The economy appears strong to the major freight railroads that haul the products and raw materials companies rely on, but the lingering trade disputes could derail business if they continue.
Union Pacific and CSX railroads both sounded optimistic about the economy when they reported hauling 3 percent more carloads of freight in the fourth quarter. Norfolk Southern is scheduled to release its report Thursday afternoon.
“Our customers in discreet markets are in large part doing OK,” Union Pacific CEO Lance Fritz said Thursday. Shipments of steel, construction products, intermodal containers and a few other categories look particularly strong. “We think there is still opportunity for modest growth in the United States.”
Edward Jones analyst Dan Sherman said the railroads’ results won’t add much to fears that the economy is slowing down.
“There hasn’t been any indication at all that the economy is slowing even slightly,” Sherman said.
Union Pacific said its fourth-quarter net income jumped 29 percent to $1.55 billion, or $2.12 per share, and topped Wall Street expectations. The Omaha, Nebraska-based railroad benefited from strong demand and efforts effort to streamline its operations that began in October.

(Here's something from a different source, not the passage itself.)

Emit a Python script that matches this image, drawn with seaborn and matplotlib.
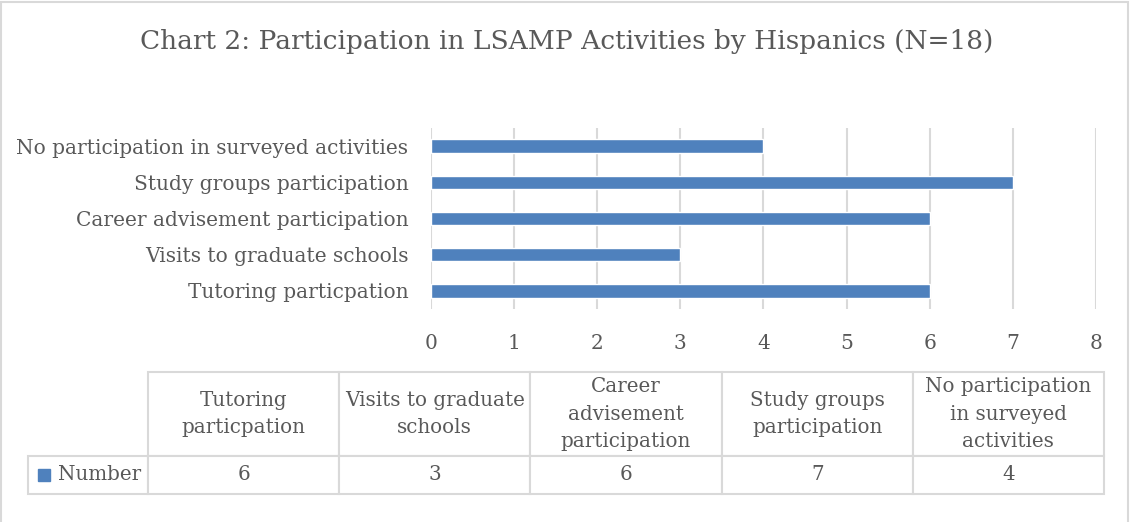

The railroad has already stored 1,200 locomotives as it works to haul freight more efficiently.
Nearly all the major U.S. railroads are implementing some of the operating principles that have led to dramatic improvements in the profitability of rival CSX over the last two years.
CSX delivered $843 million in net income, or $1.01 per share, last week and promised to continue working to reduce costs and find ways to deliver more freight with fewer locomotives.
The number of carloads railroads carry is considered an indicator of the health of the overall economy because of the variety of goods rails deliver.